Causal Identification and Estimation

We will now explore formal methodologies that can help us derive causal effects from observational data. These methodologies will ultimately allow us to answer the question raised by Simpson’s Paradox. The process of determining the size of a causal effect from observational data can be divided into two steps, namely identification, and estimation.


Identification analysis is about determining whether or not a causal effect can be established from the observed data. This requires a formal causal model or at least partial knowledge of how the data was generated. In this chapter, all causal assumptions for identification are expressed explicitly in the form of a Directed Acyclic Graph (DAG) (Pearl 1995, 2009). They represent our complete causal understanding of the DGP for the system we are studying.

Where do we get such causal assumptions? We would like to say that advanced algorithms can generate causal assumptions from data. That is not the case, unfortunately.

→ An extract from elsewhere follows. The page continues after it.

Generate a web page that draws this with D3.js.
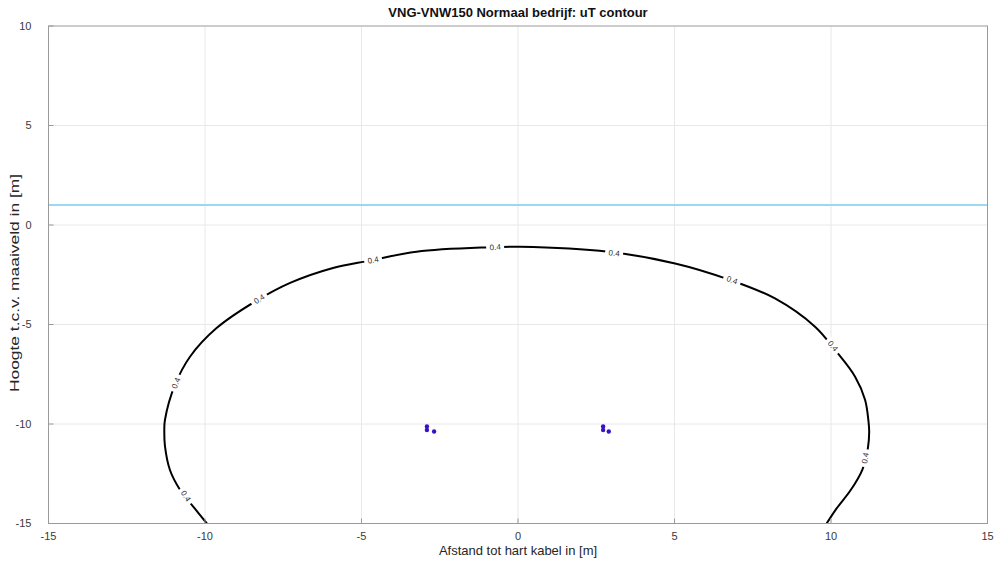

Causal assumptions do still require human expert knowledge or, more generally, theory. In practice, this means that we need to build (or draw) a causal graph of our domain. Then, we can examine this graph against formal criteria, which determine whether the effect is identifiable or not.

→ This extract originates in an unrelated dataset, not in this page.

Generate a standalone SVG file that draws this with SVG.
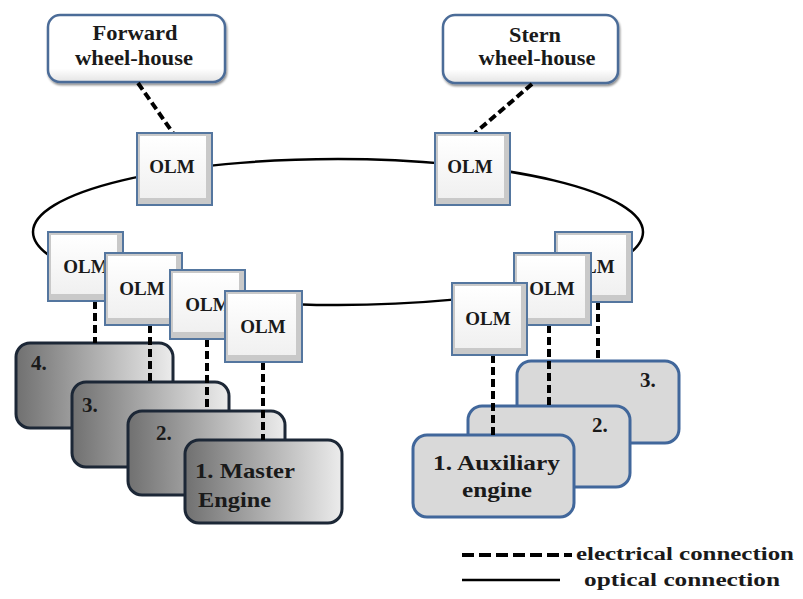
<svg xmlns="http://www.w3.org/2000/svg" width="803" height="599" viewBox="0 0 803 599">
<defs>
<linearGradient id="gDark" x1="0" y1="0" x2="1" y2="0">
<stop offset="0" stop-color="#707070"/><stop offset="1" stop-color="#ececec"/>
</linearGradient>
<linearGradient id="gFace" x1="0" y1="0" x2="0" y2="1">
<stop offset="0" stop-color="#ffffff"/><stop offset="1" stop-color="#f0f0f0"/>
</linearGradient>
<linearGradient id="gTop" x1="0" y1="0" x2="0" y2="1">
<stop offset="0" stop-color="#ffffff"/><stop offset="0.8" stop-color="#ffffff"/><stop offset="1" stop-color="#e4e4e4"/>
</linearGradient>
<filter id="sh" x="-10%" y="-10%" width="130%" height="140%">
<feDropShadow dx="1" dy="2" stdDeviation="1.2" flood-color="#000" flood-opacity="0.45"/>
</filter>
</defs>
<style>
text{font-family:"Liberation Serif","Times New Roman",serif;font-weight:bold;fill:#1a1a1a}
.wh{fill:url(#gTop);stroke:#4c6c98;stroke-width:2.5;filter:url(#sh)}
.olmO{fill:#c9c9c9;stroke:#54769f;stroke-width:2}
.olmF{fill:url(#gFace)}
.olmT{font-size:19px;text-anchor:middle}
.eng{fill:url(#gDark);stroke:#1c2736;stroke-width:3}
.aux{fill:#d9d9d9;stroke:#41679b;stroke-width:3}
.et{font-size:21px}
.elec{fill:none;stroke:#000;stroke-width:4;stroke-dasharray:8 4}
.opt{fill:none;stroke:#000;stroke-width:2.5}
.lg{font-size:18px}
</style>

<!-- engine boxes (left, back to front) -->
<g id="engine4"><rect class="eng" x="16" y="343" width="157" height="85" rx="14"/><text class="et" x="31" y="370">4.</text></g>
<g id="engine3"><rect class="eng" x="72" y="382" width="157" height="85" rx="14"/><text class="et" x="82" y="412">3.</text></g>
<g id="engine2"><rect class="eng" x="128" y="411" width="157" height="84" rx="14"/><text class="et" x="156" y="440">2.</text></g>
<g id="engine1"><rect class="eng" x="185" y="440" width="157" height="83" rx="14"/>
<text class="et" x="195" y="478" textLength="100" lengthAdjust="spacingAndGlyphs">1. Master</text>
<text class="et" x="198" y="507" textLength="73" lengthAdjust="spacingAndGlyphs">Engine</text></g>

<!-- auxiliary engine boxes (right, back to front) -->
<g id="aux3"><rect class="aux" x="517" y="361" width="162" height="82" rx="14"/><text class="et" x="640" y="387">3.</text></g>
<g id="aux2"><rect class="aux" x="468" y="406" width="162" height="81" rx="14"/><text class="et" x="592" y="432">2.</text></g>
<g id="aux1"><rect class="aux" x="413" y="435" width="161" height="82" rx="14"/>
<text class="et" x="433" y="470" textLength="127" lengthAdjust="spacingAndGlyphs">1. Auxiliary</text>
<text class="et" x="462" y="497" textLength="70" lengthAdjust="spacingAndGlyphs">engine</text></g>

<!-- wheel-houses -->
<g id="forward"><rect class="wh" x="48" y="15" width="177" height="67" rx="12"/>
<text x="135" y="40" font-size="20" text-anchor="middle" textLength="85" lengthAdjust="spacingAndGlyphs">Forward</text>
<text x="134" y="65" font-size="20" text-anchor="middle" textLength="118" lengthAdjust="spacingAndGlyphs">wheel-house</text></g>
<g id="stern"><rect class="wh" x="443" y="15" width="175" height="68" rx="12"/>
<text x="535" y="42" font-size="20" text-anchor="middle" textLength="52" lengthAdjust="spacingAndGlyphs">Stern</text>
<text x="537" y="65" font-size="20" text-anchor="middle" textLength="117" lengthAdjust="spacingAndGlyphs">wheel-house</text></g>

<!-- connectors -->
<g id="connectors">
<ellipse class="opt" cx="338" cy="232" rx="305" ry="73"/>
<line class="elec" x1="138" y1="83" x2="173" y2="133" stroke-width="5"/>
<line class="elec" x1="532" y1="84" x2="475" y2="133" stroke-width="5"/>
<line class="elec" x1="95" y1="301" x2="95" y2="343"/>
<line class="elec" x1="150" y1="325" x2="150" y2="382"/>
<line class="elec" x1="207" y1="339" x2="207" y2="411"/>
<line class="elec" x1="263" y1="362" x2="263" y2="440"/>
<line class="elec" x1="493" y1="355" x2="493" y2="435"/>
<line class="elec" x1="549" y1="325" x2="549" y2="406"/>
<line class="elec" x1="598" y1="302" x2="598" y2="361"/>
</g>

<!-- OLM modules -->
<g id="olmForward"><rect class="olmO" x="137" y="133" width="75" height="72"/><rect class="olmF" x="140" y="136" width="66" height="62"/><text class="olmT" x="172" y="173">OLM</text></g>
<g id="olmStern"><rect class="olmO" x="435" y="133" width="75" height="72"/><rect class="olmF" x="438" y="136" width="66" height="62"/><text class="olmT" x="470" y="173">OLM</text></g>
<g id="olmL1"><rect class="olmO" x="48" y="232" width="75" height="69"/><rect class="olmF" x="51" y="235" width="66" height="59"/><text class="olmT" x="86" y="273">OLM</text></g>
<g id="olmL2"><rect class="olmO" x="105" y="253" width="77" height="72"/><rect class="olmF" x="108" y="256" width="68" height="62"/><text class="olmT" x="142" y="295">OLM</text></g>
<g id="olmL3"><rect class="olmO" x="170" y="270" width="75" height="69"/><rect class="olmF" x="173" y="273" width="66" height="59"/><text class="olmT" x="208" y="311">OLM</text></g>
<g id="olmL4"><rect class="olmO" x="225" y="291" width="77" height="71"/><rect class="olmF" x="228" y="294" width="68" height="61"/><text class="olmT" x="263" y="333">OLM</text></g>
<g id="olmR3"><rect class="olmO" x="555" y="232" width="77" height="70"/><rect class="olmF" x="558" y="235" width="68" height="60"/><text class="olmT" x="592" y="273">OLM</text></g>
<g id="olmR2"><rect class="olmO" x="514" y="253" width="77" height="72"/><rect class="olmF" x="517" y="256" width="68" height="62"/><text class="olmT" x="552" y="295">OLM</text></g>
<g id="olmR1"><rect class="olmO" x="452" y="283" width="75" height="72"/><rect class="olmF" x="455" y="286" width="66" height="62"/><text class="olmT" x="488" y="325">OLM</text></g>

<!-- legend -->
<g id="legend">
<line x1="462" y1="555" x2="572" y2="555" stroke="#000" stroke-width="4" stroke-dasharray="12 5"/>
<text class="lg" x="576" y="560" textLength="218" lengthAdjust="spacingAndGlyphs">electrical connection</text>
<line x1="462" y1="580" x2="560" y2="580" stroke="#000" stroke-width="2.5"/>
<text class="lg" x="584" y="586" textLength="196" lengthAdjust="spacingAndGlyphs">optical connection</text>
</g>
</svg>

It is important to realize that the absence of causal assumptions cannot be compensated for by clever statistical techniques or by providing more data. So, recognizing that a causal effect is not identifiable brings the effect analysis to an abrupt halt.


But if the causal effect is identifiable, we can proceed to estimate the effect size. The same criteria that determine identifiability do also tell us how to perform the effect estimation. With that, we can utilize the available observational data and estimate the causal effect. Depending on the complexity of the domain, the effect estimation can bring a new set of challenges. However, in the context of Simpson’s Paradox, the effect estimation will be very straightforward.